Nowhere can I think so happily as in a train.
I am not inspired; nothing so uncomfortable as that.
I am never seized with a sudden idea for a masterpiece,
nor form a sudden plan for some new enterprise.
My thoughts are just pleasantly reflective. I
think of all the good deeds I have done, and (when
these give out) of all the good deeds I am going to
do. I look out of the window and say lazily to
myself, “How jolly to live there”; and
a little farther on, “How jolly not to live
there.” I see a cow, and I wonder what it
is like to be a cow, and I wonder whether the cow
wonders what it is to be like me; and perhaps, by
this time, we have passed on to a sheep, and I wonder
if it is more fun being a sheep. My mind wanders
on in a way which would annoy Pelman a good deal,
but it wanders on quite happily, and the “clankety-clank”
of the train adds a very soothing accompaniment.
So soothing, indeed, that at any moment I can close
my eyes and pass into a pleasant state of sleep.
But this entertainment which my train provides for
me is doubly entertaining if it be but the overture
to greater delights. If some magic property which
the train possesses—whether it be the motion
or the clankety-clank—makes me happy even
when I am only thinking about a cow, is it any wonder
that I am happy in thinking about the delightful new
life to which I am travelling? We are going to
the Riviera, but I have had no time as yet in which
to meditate properly upon that delightful fact.
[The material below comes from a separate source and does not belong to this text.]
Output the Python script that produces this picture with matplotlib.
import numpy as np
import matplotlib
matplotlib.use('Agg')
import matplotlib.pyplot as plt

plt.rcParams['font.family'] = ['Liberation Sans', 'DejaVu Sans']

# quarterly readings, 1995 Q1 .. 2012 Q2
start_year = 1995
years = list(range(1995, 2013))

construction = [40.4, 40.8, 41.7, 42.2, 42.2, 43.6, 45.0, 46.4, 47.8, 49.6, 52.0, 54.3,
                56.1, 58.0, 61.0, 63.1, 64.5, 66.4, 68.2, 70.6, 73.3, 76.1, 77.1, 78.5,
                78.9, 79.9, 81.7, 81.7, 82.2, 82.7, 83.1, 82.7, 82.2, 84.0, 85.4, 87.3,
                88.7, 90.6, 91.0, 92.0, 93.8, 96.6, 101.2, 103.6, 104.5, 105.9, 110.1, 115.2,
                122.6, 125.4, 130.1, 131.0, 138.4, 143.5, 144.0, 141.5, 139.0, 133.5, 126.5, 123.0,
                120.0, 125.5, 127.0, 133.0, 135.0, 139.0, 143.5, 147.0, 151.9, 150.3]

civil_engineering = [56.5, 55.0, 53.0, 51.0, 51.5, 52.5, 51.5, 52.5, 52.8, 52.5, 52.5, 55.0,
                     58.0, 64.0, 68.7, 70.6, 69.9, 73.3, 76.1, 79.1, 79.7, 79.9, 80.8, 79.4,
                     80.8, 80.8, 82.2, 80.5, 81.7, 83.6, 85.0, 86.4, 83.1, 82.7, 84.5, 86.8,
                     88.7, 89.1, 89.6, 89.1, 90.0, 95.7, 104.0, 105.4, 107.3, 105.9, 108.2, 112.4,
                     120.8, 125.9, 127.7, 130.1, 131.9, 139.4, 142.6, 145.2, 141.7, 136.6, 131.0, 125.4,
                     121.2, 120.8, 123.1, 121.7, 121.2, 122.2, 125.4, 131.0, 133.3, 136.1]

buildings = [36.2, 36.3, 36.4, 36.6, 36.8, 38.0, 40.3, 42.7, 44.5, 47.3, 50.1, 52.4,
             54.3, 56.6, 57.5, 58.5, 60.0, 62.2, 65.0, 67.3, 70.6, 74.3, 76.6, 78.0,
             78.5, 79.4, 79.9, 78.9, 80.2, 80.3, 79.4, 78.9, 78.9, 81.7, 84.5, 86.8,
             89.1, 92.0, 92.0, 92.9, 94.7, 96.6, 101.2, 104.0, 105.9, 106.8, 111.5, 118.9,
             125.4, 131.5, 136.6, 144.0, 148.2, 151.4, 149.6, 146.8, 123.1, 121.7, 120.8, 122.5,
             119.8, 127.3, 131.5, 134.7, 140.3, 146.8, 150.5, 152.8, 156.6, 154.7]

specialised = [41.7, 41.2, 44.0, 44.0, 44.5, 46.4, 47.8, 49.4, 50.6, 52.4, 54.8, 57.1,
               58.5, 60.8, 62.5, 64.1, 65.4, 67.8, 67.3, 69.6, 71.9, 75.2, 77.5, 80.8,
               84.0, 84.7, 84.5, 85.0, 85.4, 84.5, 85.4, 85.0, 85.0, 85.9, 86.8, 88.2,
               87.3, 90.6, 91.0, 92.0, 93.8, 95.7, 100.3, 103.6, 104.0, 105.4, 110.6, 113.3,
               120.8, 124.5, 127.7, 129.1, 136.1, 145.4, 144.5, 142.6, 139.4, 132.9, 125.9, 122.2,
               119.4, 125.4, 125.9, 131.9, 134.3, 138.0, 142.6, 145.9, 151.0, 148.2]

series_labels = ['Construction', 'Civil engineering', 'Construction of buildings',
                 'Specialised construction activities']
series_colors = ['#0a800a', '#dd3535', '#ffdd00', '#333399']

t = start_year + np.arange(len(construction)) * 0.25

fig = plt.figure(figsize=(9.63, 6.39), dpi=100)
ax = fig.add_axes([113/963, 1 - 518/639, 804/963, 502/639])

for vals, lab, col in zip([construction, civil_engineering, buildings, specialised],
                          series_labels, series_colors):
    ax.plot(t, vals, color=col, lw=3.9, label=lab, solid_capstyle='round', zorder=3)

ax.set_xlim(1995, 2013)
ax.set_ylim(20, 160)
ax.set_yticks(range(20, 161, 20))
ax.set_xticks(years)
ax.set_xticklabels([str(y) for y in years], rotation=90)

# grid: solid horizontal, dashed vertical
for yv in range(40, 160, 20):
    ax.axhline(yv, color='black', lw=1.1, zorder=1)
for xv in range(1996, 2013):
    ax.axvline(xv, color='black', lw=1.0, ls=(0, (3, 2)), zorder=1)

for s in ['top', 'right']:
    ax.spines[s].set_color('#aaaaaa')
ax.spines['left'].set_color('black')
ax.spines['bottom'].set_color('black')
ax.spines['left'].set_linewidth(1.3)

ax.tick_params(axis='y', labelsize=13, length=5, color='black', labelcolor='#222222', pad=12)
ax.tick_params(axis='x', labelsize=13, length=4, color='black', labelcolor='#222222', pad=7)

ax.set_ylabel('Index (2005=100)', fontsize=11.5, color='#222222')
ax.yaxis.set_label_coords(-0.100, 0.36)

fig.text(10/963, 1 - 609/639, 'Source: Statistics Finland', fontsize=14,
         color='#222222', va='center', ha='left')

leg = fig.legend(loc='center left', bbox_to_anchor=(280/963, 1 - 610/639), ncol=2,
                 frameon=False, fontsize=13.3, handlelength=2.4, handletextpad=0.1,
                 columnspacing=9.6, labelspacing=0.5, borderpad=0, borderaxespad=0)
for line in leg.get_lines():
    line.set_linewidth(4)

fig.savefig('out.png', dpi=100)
I have been too busy saving up for it, doing work
in advance for it, buying cloth for it. Between
London and Dover I have been worrying, perhaps, about
the crossing; between Dover and Calais my worries
have come to a head; but when I step into the train
at Calais, then at last I can give myself up with a
whole mind to the contemplation of the happy future.
So long as the train does not stop, so long as nobody
goes in or out of my carriage, I care not how many
hours the journey takes. I have enough happy thoughts
to fill them.
All this, as I said, is not at all Pelman’s
idea of success in life; one should be counting cows
instead of thinking of them; although presumably a
train journey would seem in any case a waste of time
to The Man Who Succeeds. But to those of us to
whom it is no more a waste of time than any other
pleasant form of entertainment, the train-service
to which we have had to submit lately has been doubly
distressing. The bliss of travelling from London
to Manchester was torn from us and we were given purgatory
instead. Things are a little better now in England;
if one chooses the right day one can still come sometimes
upon the old happiness. But not yet on the Continent.
In the happy days before the war the journey out was
almost the best part of Switzerland on the Riviera.
I must wait until those days come back again.